> [WRITTEN TASK] The entries below should be given again exactly, minus their pictures.

Rows from a dataset of charts and code:

___

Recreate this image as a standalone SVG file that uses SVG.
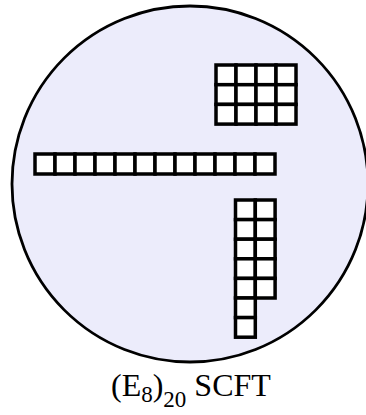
<svg xmlns="http://www.w3.org/2000/svg" width="366" height="415" viewBox="0 0 366 415">
<style>
.bg{fill:#ffffff}
.disk{fill:#ececfb;stroke:#000;stroke-width:2.8}
.box{fill:#ffffff;stroke:#000;stroke-width:3.5}
.lbl{font-family:"Liberation Serif","Times New Roman",serif;fill:#000}
</style>
<rect class="bg" x="0" y="0" width="366" height="415"/>
<g id="disk"><circle class="disk" cx="190" cy="184" r="178"/></g>
<g id="young-4x3">
<rect class="box" x="216" y="65" width="20" height="19.7"/>
<rect class="box" x="236" y="65" width="20" height="19.7"/>
<rect class="box" x="256" y="65" width="20" height="19.7"/>
<rect class="box" x="276" y="65" width="20" height="19.7"/>
<rect class="box" x="216" y="84.7" width="20" height="19.7"/>
<rect class="box" x="236" y="84.7" width="20" height="19.7"/>
<rect class="box" x="256" y="84.7" width="20" height="19.7"/>
<rect class="box" x="276" y="84.7" width="20" height="19.7"/>
<rect class="box" x="216" y="104.4" width="20" height="19.7"/>
<rect class="box" x="236" y="104.4" width="20" height="19.7"/>
<rect class="box" x="256" y="104.4" width="20" height="19.7"/>
<rect class="box" x="276" y="104.4" width="20" height="19.7"/>
</g>
<g id="young-row12">
<rect class="box" x="35" y="154" width="20" height="20"/>
<rect class="box" x="55" y="154" width="20" height="20"/>
<rect class="box" x="75" y="154" width="20" height="20"/>
<rect class="box" x="95" y="154" width="20" height="20"/>
<rect class="box" x="115" y="154" width="20" height="20"/>
<rect class="box" x="135" y="154" width="20" height="20"/>
<rect class="box" x="155" y="154" width="20" height="20"/>
<rect class="box" x="175" y="154" width="20" height="20"/>
<rect class="box" x="195" y="154" width="20" height="20"/>
<rect class="box" x="215" y="154" width="20" height="20"/>
<rect class="box" x="235" y="154" width="20" height="20"/>
<rect class="box" x="255" y="154" width="20" height="20"/>
</g>
<g id="young-column">
<rect class="box" x="235.5" y="200" width="19.8" height="19.6"/>
<rect class="box" x="255.3" y="200" width="19.8" height="19.6"/>
<rect class="box" x="235.5" y="219.6" width="19.8" height="19.6"/>
<rect class="box" x="255.3" y="219.6" width="19.8" height="19.6"/>
<rect class="box" x="235.5" y="239.2" width="19.8" height="19.6"/>
<rect class="box" x="255.3" y="239.2" width="19.8" height="19.6"/>
<rect class="box" x="235.5" y="258.8" width="19.8" height="19.6"/>
<rect class="box" x="255.3" y="258.8" width="19.8" height="19.6"/>
<rect class="box" x="235.5" y="278.4" width="19.8" height="19.6"/>
<rect class="box" x="255.3" y="278.4" width="19.8" height="19.6"/>
<rect class="box" x="235.5" y="298" width="19.8" height="19.6"/>
<rect class="box" x="235.5" y="317.6" width="19.8" height="19.6"/>
</g>
<g id="label">
<text class="lbl" x="111" y="396" font-size="32">(E<tspan font-size="23" dy="6">8</tspan><tspan dy="-6">)</tspan><tspan font-size="23" dy="11">20</tspan><tspan dy="-11"> SCFT</tspan></text>
</g>
</svg>
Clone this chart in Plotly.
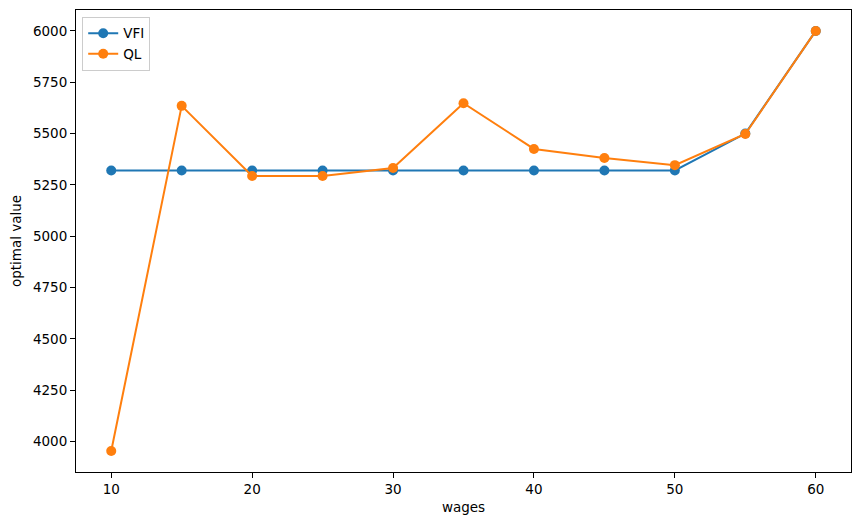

___

> [ANSWER TO THE EXERCISE]
Recreate this image as a standalone SVG file that uses SVG.
<svg xmlns="http://www.w3.org/2000/svg" width="366" height="415" viewBox="0 0 366 415">
<style>
.bg{fill:#ffffff}
.disk{fill:#ececfb;stroke:#000;stroke-width:2.8}
.box{fill:#ffffff;stroke:#000;stroke-width:3.5}
.lbl{font-family:"Liberation Serif","Times New Roman",serif;fill:#000}
</style>
<rect class="bg" x="0" y="0" width="366" height="415"/>
<g id="disk"><circle class="disk" cx="190" cy="184" r="178"/></g>
<g id="young-4x3">
<rect class="box" x="216" y="65" width="20" height="19.7"/>
<rect class="box" x="236" y="65" width="20" height="19.7"/>
<rect class="box" x="256" y="65" width="20" height="19.7"/>
<rect class="box" x="276" y="65" width="20" height="19.7"/>
<rect class="box" x="216" y="84.7" width="20" height="19.7"/>
<rect class="box" x="236" y="84.7" width="20" height="19.7"/>
<rect class="box" x="256" y="84.7" width="20" height="19.7"/>
<rect class="box" x="276" y="84.7" width="20" height="19.7"/>
<rect class="box" x="216" y="104.4" width="20" height="19.7"/>
<rect class="box" x="236" y="104.4" width="20" height="19.7"/>
<rect class="box" x="256" y="104.4" width="20" height="19.7"/>
<rect class="box" x="276" y="104.4" width="20" height="19.7"/>
</g>
<g id="young-row12">
<rect class="box" x="35" y="154" width="20" height="20"/>
<rect class="box" x="55" y="154" width="20" height="20"/>
<rect class="box" x="75" y="154" width="20" height="20"/>
<rect class="box" x="95" y="154" width="20" height="20"/>
<rect class="box" x="115" y="154" width="20" height="20"/>
<rect class="box" x="135" y="154" width="20" height="20"/>
<rect class="box" x="155" y="154" width="20" height="20"/>
<rect class="box" x="175" y="154" width="20" height="20"/>
<rect class="box" x="195" y="154" width="20" height="20"/>
<rect class="box" x="215" y="154" width="20" height="20"/>
<rect class="box" x="235" y="154" width="20" height="20"/>
<rect class="box" x="255" y="154" width="20" height="20"/>
</g>
<g id="young-column">
<rect class="box" x="235.5" y="200" width="19.8" height="19.6"/>
<rect class="box" x="255.3" y="200" width="19.8" height="19.6"/>
<rect class="box" x="235.5" y="219.6" width="19.8" height="19.6"/>
<rect class="box" x="255.3" y="219.6" width="19.8" height="19.6"/>
<rect class="box" x="235.5" y="239.2" width="19.8" height="19.6"/>
<rect class="box" x="255.3" y="239.2" width="19.8" height="19.6"/>
<rect class="box" x="235.5" y="258.8" width="19.8" height="19.6"/>
<rect class="box" x="255.3" y="258.8" width="19.8" height="19.6"/>
<rect class="box" x="235.5" y="278.4" width="19.8" height="19.6"/>
<rect class="box" x="255.3" y="278.4" width="19.8" height="19.6"/>
<rect class="box" x="235.5" y="298" width="19.8" height="19.6"/>
<rect class="box" x="235.5" y="317.6" width="19.8" height="19.6"/>
</g>
<g id="label">
<text class="lbl" x="111" y="396" font-size="32">(E<tspan font-size="23" dy="6">8</tspan><tspan dy="-6">)</tspan><tspan font-size="23" dy="11">20</tspan><tspan dy="-11"> SCFT</tspan></text>
</g>
</svg>
Clone this chart in Plotly.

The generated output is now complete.